:: Task goal ::
Emit a verbatim copy of the lines below from the line with "Convert this chart to matplotlib code." through the line with "ha='center', va='center')", excluding pictures and everything outside that range.

━━ Source material

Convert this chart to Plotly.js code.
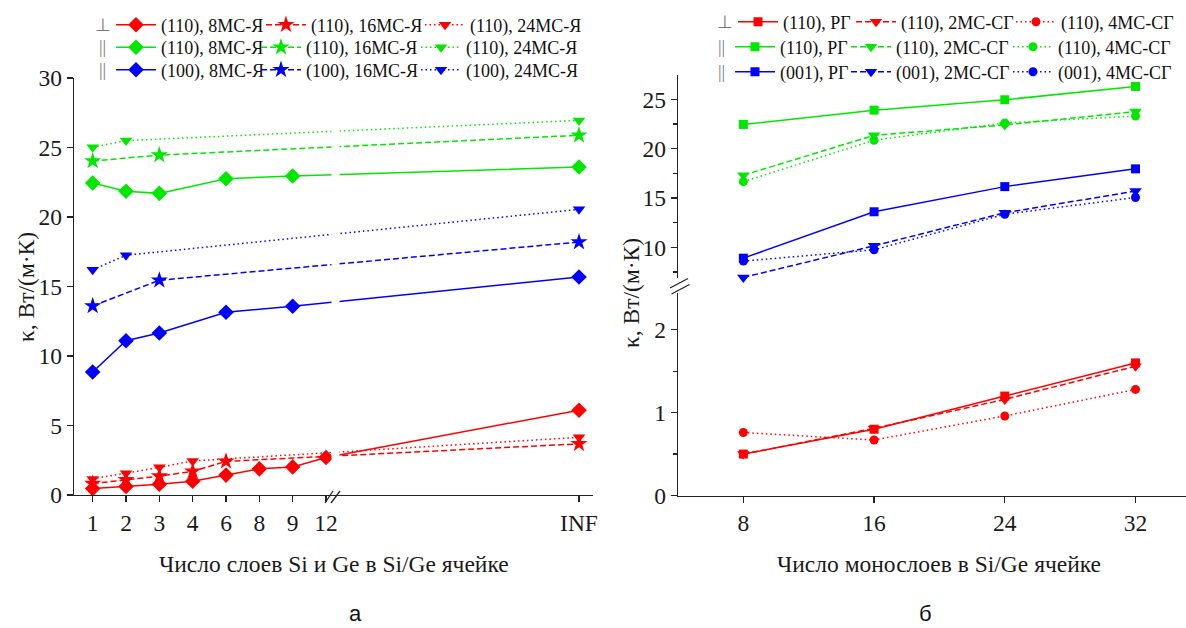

━━━━
━━ Source material

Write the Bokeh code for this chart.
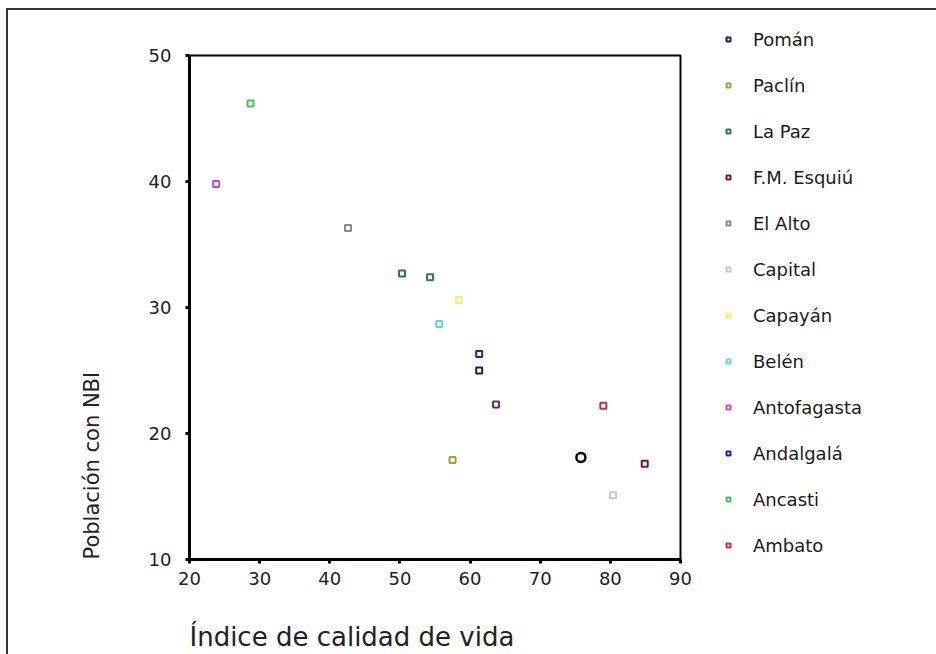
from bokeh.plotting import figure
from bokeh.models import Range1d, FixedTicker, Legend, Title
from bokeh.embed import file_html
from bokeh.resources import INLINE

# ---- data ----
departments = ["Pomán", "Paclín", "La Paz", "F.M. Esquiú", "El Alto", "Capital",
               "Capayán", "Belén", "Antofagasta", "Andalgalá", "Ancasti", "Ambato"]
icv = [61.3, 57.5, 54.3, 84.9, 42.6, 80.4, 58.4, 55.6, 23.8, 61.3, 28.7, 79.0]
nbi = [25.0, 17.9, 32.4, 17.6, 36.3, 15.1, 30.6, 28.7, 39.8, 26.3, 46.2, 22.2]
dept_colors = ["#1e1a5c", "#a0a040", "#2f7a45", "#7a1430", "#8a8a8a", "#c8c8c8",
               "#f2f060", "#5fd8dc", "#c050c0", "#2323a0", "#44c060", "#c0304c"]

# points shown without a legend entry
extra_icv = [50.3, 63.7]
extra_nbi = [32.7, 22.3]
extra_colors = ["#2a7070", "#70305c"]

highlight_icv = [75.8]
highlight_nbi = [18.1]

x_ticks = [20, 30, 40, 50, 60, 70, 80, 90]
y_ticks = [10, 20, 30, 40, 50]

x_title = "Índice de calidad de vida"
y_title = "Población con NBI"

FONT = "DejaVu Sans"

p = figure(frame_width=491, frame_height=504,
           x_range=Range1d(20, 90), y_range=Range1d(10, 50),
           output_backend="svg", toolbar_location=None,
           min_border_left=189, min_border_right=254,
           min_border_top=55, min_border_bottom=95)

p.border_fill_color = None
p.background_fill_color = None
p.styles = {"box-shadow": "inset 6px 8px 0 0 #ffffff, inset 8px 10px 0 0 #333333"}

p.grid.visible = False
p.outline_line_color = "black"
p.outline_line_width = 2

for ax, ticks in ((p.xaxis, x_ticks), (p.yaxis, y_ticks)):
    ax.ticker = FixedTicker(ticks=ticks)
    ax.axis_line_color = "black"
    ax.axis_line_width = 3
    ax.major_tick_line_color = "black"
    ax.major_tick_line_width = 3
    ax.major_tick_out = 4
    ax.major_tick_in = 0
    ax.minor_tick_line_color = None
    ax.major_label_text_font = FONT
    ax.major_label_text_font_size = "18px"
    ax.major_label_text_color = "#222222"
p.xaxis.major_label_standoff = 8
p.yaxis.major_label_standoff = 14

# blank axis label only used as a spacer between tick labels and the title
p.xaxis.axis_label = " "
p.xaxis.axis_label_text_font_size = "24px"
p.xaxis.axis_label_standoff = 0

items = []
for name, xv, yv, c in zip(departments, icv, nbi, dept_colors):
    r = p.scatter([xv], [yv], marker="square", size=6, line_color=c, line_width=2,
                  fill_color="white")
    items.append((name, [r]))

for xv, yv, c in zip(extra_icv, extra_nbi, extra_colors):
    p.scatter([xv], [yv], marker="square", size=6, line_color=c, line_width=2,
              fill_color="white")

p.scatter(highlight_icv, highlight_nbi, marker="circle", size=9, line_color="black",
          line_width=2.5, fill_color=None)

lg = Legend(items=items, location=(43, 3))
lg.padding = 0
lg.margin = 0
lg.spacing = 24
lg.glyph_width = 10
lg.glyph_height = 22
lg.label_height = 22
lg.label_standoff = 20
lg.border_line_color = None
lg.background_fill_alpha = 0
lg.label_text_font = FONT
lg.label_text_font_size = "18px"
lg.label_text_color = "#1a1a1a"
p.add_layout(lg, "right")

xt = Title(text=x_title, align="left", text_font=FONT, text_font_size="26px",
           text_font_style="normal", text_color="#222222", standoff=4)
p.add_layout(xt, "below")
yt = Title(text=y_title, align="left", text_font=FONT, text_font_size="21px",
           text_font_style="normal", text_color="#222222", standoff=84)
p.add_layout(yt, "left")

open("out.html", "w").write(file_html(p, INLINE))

━━━━
━━ Source material

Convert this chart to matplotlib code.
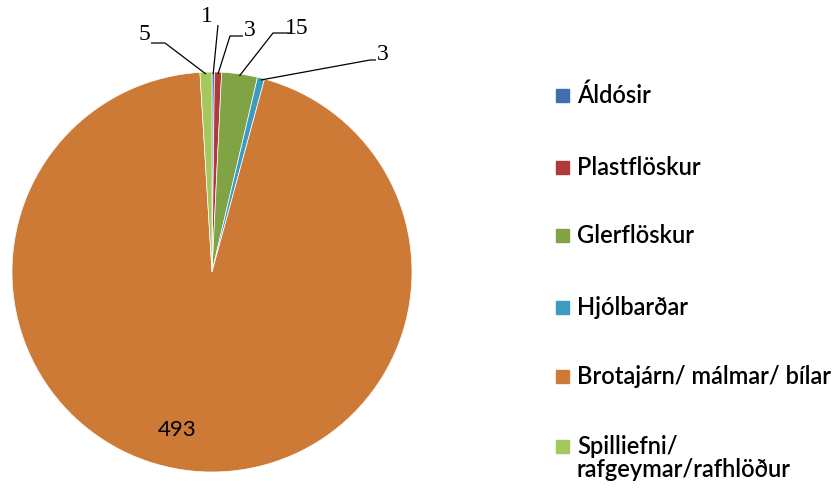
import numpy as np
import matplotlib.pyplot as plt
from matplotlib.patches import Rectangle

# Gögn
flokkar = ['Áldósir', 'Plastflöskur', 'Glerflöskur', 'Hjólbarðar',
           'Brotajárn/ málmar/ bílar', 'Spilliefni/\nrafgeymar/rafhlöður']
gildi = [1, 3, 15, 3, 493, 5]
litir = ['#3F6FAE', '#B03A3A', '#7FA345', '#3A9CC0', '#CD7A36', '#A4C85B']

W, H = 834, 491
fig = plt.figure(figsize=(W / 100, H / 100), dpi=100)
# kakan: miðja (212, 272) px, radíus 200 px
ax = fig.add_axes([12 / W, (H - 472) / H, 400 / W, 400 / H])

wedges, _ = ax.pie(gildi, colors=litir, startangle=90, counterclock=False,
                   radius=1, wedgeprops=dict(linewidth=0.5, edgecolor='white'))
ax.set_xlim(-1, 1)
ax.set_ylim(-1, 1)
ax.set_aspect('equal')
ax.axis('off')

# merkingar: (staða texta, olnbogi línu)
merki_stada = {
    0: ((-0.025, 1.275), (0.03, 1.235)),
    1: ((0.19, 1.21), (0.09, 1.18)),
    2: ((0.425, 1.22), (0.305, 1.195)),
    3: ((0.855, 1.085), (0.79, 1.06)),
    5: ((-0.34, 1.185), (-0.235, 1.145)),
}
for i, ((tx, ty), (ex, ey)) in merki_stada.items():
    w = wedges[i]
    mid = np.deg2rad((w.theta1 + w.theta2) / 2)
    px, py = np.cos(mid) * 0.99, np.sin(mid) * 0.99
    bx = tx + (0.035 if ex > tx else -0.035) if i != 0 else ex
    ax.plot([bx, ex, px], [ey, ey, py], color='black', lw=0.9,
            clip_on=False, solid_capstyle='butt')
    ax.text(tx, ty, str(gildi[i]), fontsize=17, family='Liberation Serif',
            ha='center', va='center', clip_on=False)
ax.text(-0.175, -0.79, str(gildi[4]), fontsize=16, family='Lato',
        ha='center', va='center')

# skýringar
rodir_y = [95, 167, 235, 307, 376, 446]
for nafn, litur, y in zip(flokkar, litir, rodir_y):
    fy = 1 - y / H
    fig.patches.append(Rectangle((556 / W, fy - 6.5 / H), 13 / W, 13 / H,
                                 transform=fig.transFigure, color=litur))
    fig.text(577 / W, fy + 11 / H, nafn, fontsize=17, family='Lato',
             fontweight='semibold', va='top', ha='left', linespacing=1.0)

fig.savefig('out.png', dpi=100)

━━━━

:: Solution to the problem ::
Convert this chart to matplotlib code.
import numpy as np
import matplotlib.pyplot as plt
from matplotlib.patches import Rectangle

# Gögn
flokkar = ['Áldósir', 'Plastflöskur', 'Glerflöskur', 'Hjólbarðar',
           'Brotajárn/ málmar/ bílar', 'Spilliefni/\nrafgeymar/rafhlöður']
gildi = [1, 3, 15, 3, 493, 5]
litir = ['#3F6FAE', '#B03A3A', '#7FA345', '#3A9CC0', '#CD7A36', '#A4C85B']

W, H = 834, 491
fig = plt.figure(figsize=(W / 100, H / 100), dpi=100)
# kakan: miðja (212, 272) px, radíus 200 px
ax = fig.add_axes([12 / W, (H - 472) / H, 400 / W, 400 / H])

wedges, _ = ax.pie(gildi, colors=litir, startangle=90, counterclock=False,
                   radius=1, wedgeprops=dict(linewidth=0.5, edgecolor='white'))
ax.set_xlim(-1, 1)
ax.set_ylim(-1, 1)
ax.set_aspect('equal')
ax.axis('off')

# merkingar: (staða texta, olnbogi línu)
merki_stada = {
    0: ((-0.025, 1.275), (0.03, 1.235)),
    1: ((0.19, 1.21), (0.09, 1.18)),
    2: ((0.425, 1.22), (0.305, 1.195)),
    3: ((0.855, 1.085), (0.79, 1.06)),
    5: ((-0.34, 1.185), (-0.235, 1.145)),
}
for i, ((tx, ty), (ex, ey)) in merki_stada.items():
    w = wedges[i]
    mid = np.deg2rad((w.theta1 + w.theta2) / 2)
    px, py = np.cos(mid) * 0.99, np.sin(mid) * 0.99
    bx = tx + (0.035 if ex > tx else -0.035) if i != 0 else ex
    ax.plot([bx, ex, px], [ey, ey, py], color='black', lw=0.9,
            clip_on=False, solid_capstyle='butt')
    ax.text(tx, ty, str(gildi[i]), fontsize=17, family='Liberation Serif',
            ha='center', va='center', clip_on=False)
ax.text(-0.175, -0.79, str(gildi[4]), fontsize=16, family='Lato',
        ha='center', va='center')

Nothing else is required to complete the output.